What to measure (and what not to over-interpret):

The trade-off: more oversight can reduce volume before it improves quality

There’s a real cost to doing this right. Stronger verification and tighter governance can shrink top-of-funnel volume, at least initially. That’s not a failure; it’s often the first honest signal you’ve had.

And there’s another constraint most teams ignore: not everyone can clear high-assurance checks. SQ Magazine notes 800M people lack official ID and 2.9B lack secure access globally. (Source: SQ Magazine.) If your product serves a broad population, “oversight” may need tiered paths, not a single gate.

When this is wrong: if your motion is low-risk, low-value, and doesn’t rely on identity for access, payments, or compliance, heavy oversight can be a tax.
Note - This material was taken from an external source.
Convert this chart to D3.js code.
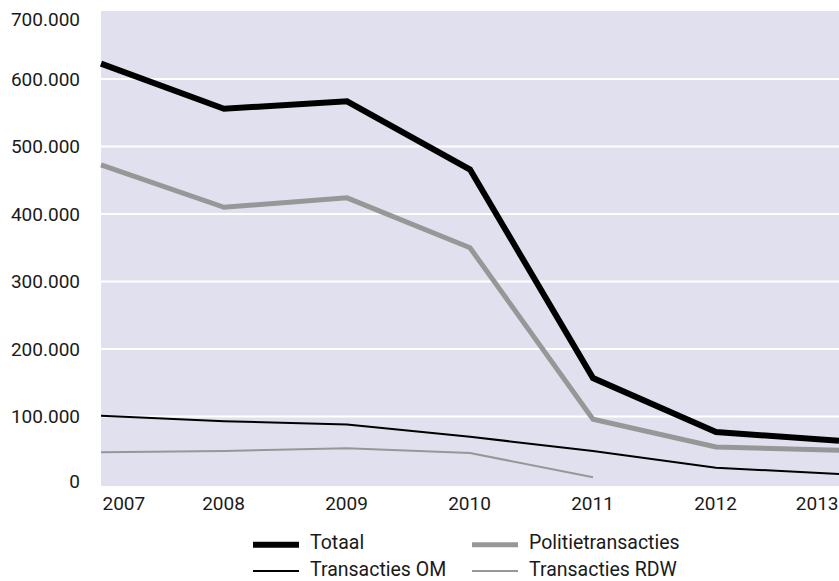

But for B2B SaaS—where customer isolation, delegated administration, and scalable onboarding are table stakes—identity is part of the product. Auth0 argues B2B identity needs multi-tenant customer isolation (like per-org SAML and custom branding) and that manual onboarding becomes a bottleneck, pushing teams toward self-serve automation. (Source: Auth0, B2B SaaS Identity Challenges: The Foundation.) Oversight is how automation doesn’t become chaos.

The kicker is the same loop the UID2 story opened with: the scariest identity failure mode isn’t a breach headline. It’s a quiet one—everything “looks fine,” nobody owns the breakage, and the business outcome doesn’t move. Oversight is what turns identity from a belief system into a measurable system.